Thursday, November 8, 2012
:
3:20 PM
Pratt A (Sheraton Baltimore City Center Hotel)
*Names in bold indicate Presenter
In America, housing choice is school choice. Where a family lives determines the quality of their children’s education, a connection that has profound consequences for social inequality. Over 70% of minority children attend high poverty and mostly segregated schools and their test scores lag precipitously behind their white counterparts. Recent Supreme Court decisions suggest that plans to integrate schools explicitly on the basis of race are a thing of the past, and many school based reform efforts fail to provide poor minority children with access to the same kinds of educational environments as middle class white students. How else can such disparities in access to educational opportunities be remedied? One way to increase the chances that minority children will attend higher quality schools alongside their more affluent peers is to give these children a chance to live in the same communities.
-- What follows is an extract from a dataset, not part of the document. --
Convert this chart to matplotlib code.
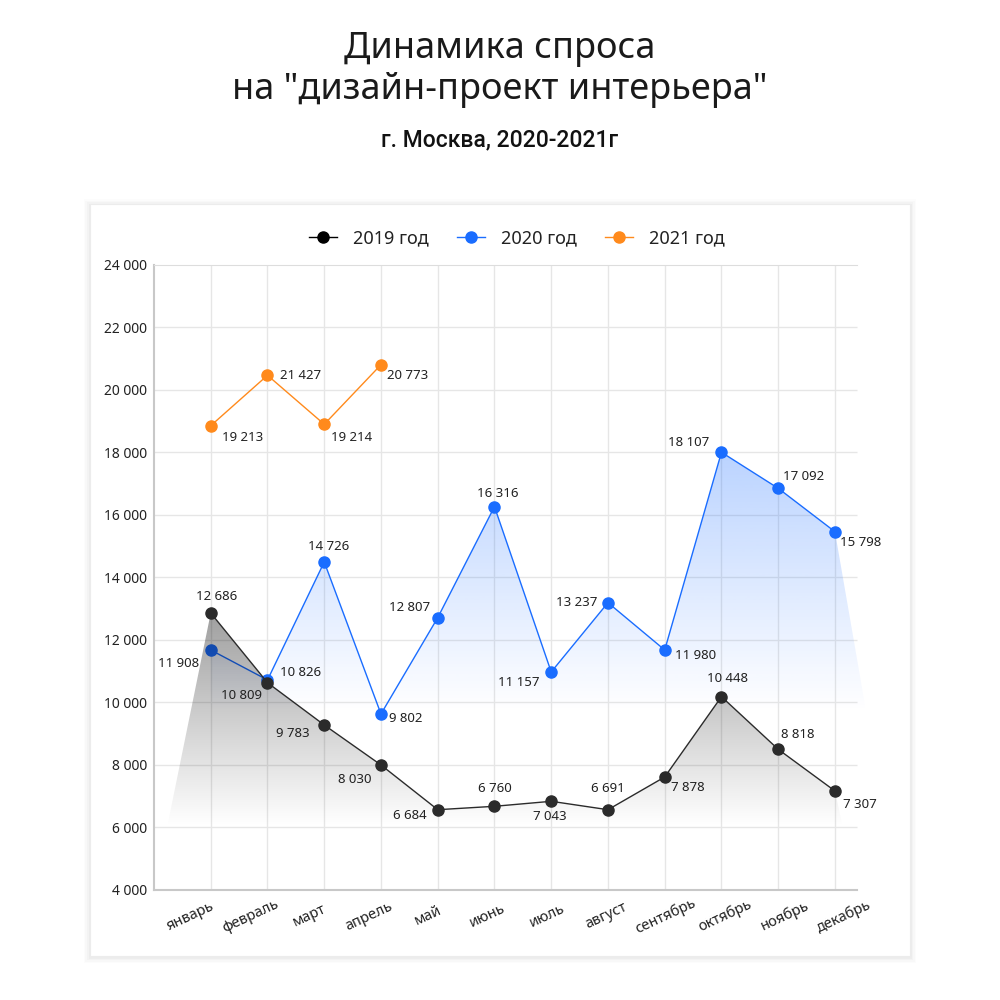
import numpy as np
import matplotlib.pyplot as plt
import matplotlib.colors as mcolors
import matplotlib.transforms as mtransforms
from matplotlib.patches import Polygon, Rectangle

plt.rcParams['font.family'] = ['Noto Sans', 'DejaVu Sans']

months = ["январь", "февраль", "март", "апрель", "май", "июнь",
          "июль", "август", "сентябрь", "октябрь", "ноябрь", "декабрь"]

# point heights as drawn, and the numbers printed next to them
y2019 = [12858, 10627, 9274, 7994, 6563, 6672, 6832, 6563, 7610, 10180, 8496, 7162]
lab2019 = ["12 686", "10 809", "9 783", "8 030", "6 684", "6 760",
           "7 043", "6 691", "7 878", "10 448", "8 818", "7 307"]
y2020 = [11674, 10714, 14490, 9626, 12708, 16260, 10970, 13188, 11674, 18000, 16848, 15459]
lab2020 = ["11 908", "10 826", "14 726", "9 802", "12 807", "16 316",
           "11 157", "13 237", "11 980", "18 107", "17 092", "15 798"]
y2021 = [18851, 20464, 18896, 20803]
lab2021 = ["19 213", "21 427", "19 214", "20 773"]

c19, c20, c21 = "#2b2b2b", "#1a6dff", "#ff8a1c"

# label offsets in pixels (dx, dy up, alignment)
off2019 = [(6, 16, "center"), (-5, -13, "right"), (-15, -9, "right"), (-9, -15, "right"),
           (-11, -6, "right"), (0, 18, "center"), (-1, -15, "center"), (0, 21, "center"),
           (6, -11, "left"), (6, 18, "center"), (3, 15, "left"), (8, -14, "left")]
off2020 = [(-12, -14, "right"), (13, 7, "left"), (4, 15, "center"), (8, -5, "left"),
           (-8, 10, "right"), (3, 13, "center"), (-12, -11, "right"), (-11, 0, "right"),
           (10, -6, "left"), (-12, 10, "right"), (5, 12, "left"), (5, -11, "left")]
off2021 = [(11, -12, "left"), (13, 0, "left"), (7, -13, "left"), (6, -11, "left")]

fig = plt.figure(figsize=(10, 10), dpi=100)
fig.patch.set_facecolor("white")

# card with soft shadow
for i, a in enumerate([0.025, 0.02, 0.015, 0.01]):
    d = (i + 1) * 0.0015
    fig.add_artist(Rectangle((0.09 - d, 0.044 - d - 0.001), 0.82 + 2 * d, 0.752 + 2 * d,
                             transform=fig.transFigure, facecolor="black", alpha=a,
                             edgecolor="none", zorder=-3))
fig.add_artist(Rectangle((0.09, 0.044), 0.82, 0.752, transform=fig.transFigure,
                         facecolor="white", edgecolor="#ececec", lw=0.8, zorder=-2))

fig.text(0.5, 0.951, "Динамика спроса", ha="center", va="center", fontsize=26,
         color="#1a1a1a")
fig.text(0.5, 0.910, "на \"дизайн-проект интерьера\"", ha="center", va="center",
         fontsize=26, color="#1a1a1a")
fig.text(0.5, 0.860, "г. Москва, 2020-2021г", ha="center", va="center", fontsize=16.5,
         color="#111111", family=["Roboto", "DejaVu Sans"], fontweight="medium")

# axes reach a bit past the last grid line so the blue area can run out to the right
ax = fig.add_axes([0.154, 0.1102, 0.715, 0.625])
ax.set_facecolor("none")
xmax_grid = 11.38

x = np.arange(12)


def gradient_fill(xs, ys, color, a_top, y_top, y_bot, z):
    poly = Polygon(np.column_stack([xs, ys]), closed=True, facecolor="none", edgecolor="none")
    ax.add_patch(poly)
    img = np.zeros((256, 1, 4))
    img[..., :3] = mcolors.to_rgb(color)
    img[:, 0, 3] = a_top * np.linspace(1, 0, 256)
    im = ax.imshow(img, extent=[-1, 12, y_bot, y_top], aspect="auto", origin="upper",
                   interpolation="bilinear", zorder=z)
    im.set_clip_path(poly)


# 2020 area and line
gradient_fill(list(x) + [11.55, 0], y2020 + [9700, 9700], c20, 0.3, 18000, 9700, 1)
ax.plot(x, y2020, color=c20, lw=1, marker="o", ms=8, zorder=2)

# 2019 area drawn over the blue line
gradient_fill([-0.77] + list(x) + [11.14], [6000] + y2019 + [6000], "black", 0.38, 12858, 6000, 3)
ax.plot(x, y2019, color=c19, lw=1, marker="o", ms=8, zorder=4)

ax.plot(x[:4], y2021, color=c21, lw=1, marker="o", ms=8, zorder=4)

for vals, labs, offs in [(y2019, lab2019, off2019), (y2020, lab2020, off2020),
                         (y2021, lab2021, off2021)]:
    for xi, v, t, (dx, dy, ha) in zip(x, vals, labs, offs):
        ax.annotate(t, (xi, v), xytext=(dx, dy), textcoords="offset pixels",
                    ha=ha, va="center", fontsize=9.5, color="#222222", zorder=5)

ax.set_xlim(-1, 11.6)
ax.set_ylim(4000, 24000)
yt = np.arange(4000, 24001, 2000)
ax.set_yticks(yt)
ax.set_yticklabels([f"{v:,}".replace(",", " ") for v in yt], fontsize=10, color="#222222")
ax.set_xticks(x)
ax.set_xticklabels(months, fontsize=10.5, color="#222222", rotation=25, ha="center",
                   va="center", rotation_mode="anchor")
ax.tick_params(axis="both", length=0)
ax.tick_params(axis="y", pad=5)
ax.tick_params(axis="x", pad=19)
for i, lbl in enumerate(ax.get_xticklabels()):
    shift = (-20 + i * 2.65) / 100
    lbl.set_transform(lbl.get_transform() + mtransforms.ScaledTranslation(shift, 0, fig.dpi_scale_trans))

ax.grid(True, axis="x", color="#e6e6e6", lw=1, zorder=0)
ax.hlines(yt[1:-1], -1, xmax_grid, color="#e6e6e6", lw=1, zorder=0)
ax.set_axisbelow(True)
ax.spines["right"].set_visible(False)
ax.spines["top"].set_color("#dddddd")
ax.spines["top"].set_bounds(-1, xmax_grid)
ax.spines["left"].set_color("#c8c8c8")
ax.spines["bottom"].set_color("#c8c8c8")
ax.spines["bottom"].set_bounds(-1, xmax_grid)
ax.spines["left"].set_linewidth(1.5)
ax.spines["bottom"].set_linewidth(1.5)

h19 = plt.Line2D([], [], color="black", lw=1, marker="o", ms=8)
h20 = plt.Line2D([], [], color=c20, lw=1, marker="o", ms=8)
h21 = plt.Line2D([], [], color=c21, lw=1, marker="o", ms=8)
leg = ax.legend([h19, h20, h21], ["2019 год", "2020 год", "2021 год"], loc="center",
                bbox_to_anchor=(0.517, 0.762), bbox_transform=fig.transFigure, ncol=3,
                frameon=False, fontsize=13, handlelength=1.55, handletextpad=0.9,
                columnspacing=1.55)
for t in leg.get_texts():
    t.set_color("#222222")

fig.savefig("out.png", dpi=100, facecolor="white")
This study examines what we have learned from a unique housing assistance program in Baltimore to explore whether and how improvements in housing access translate into gains in neighborhood quality and educational opportunities for poor minority children. As a result of a class action housing desegregation lawsuit, almost 2000 families have relocated from Baltimore’s public housing communities into mostly white, non-poor neighborhoods across the metropolitan region, starting in 2003 and continuing through the present day. Through the program, children have the opportunity to switch from some of the city’s worst performing schools to some of central Maryland’s best school districts. Using administrative data, we will explore how residential mobility leads to changes in the school zone boundaries, and present early results from our interviews with some of the families who have moved with the program.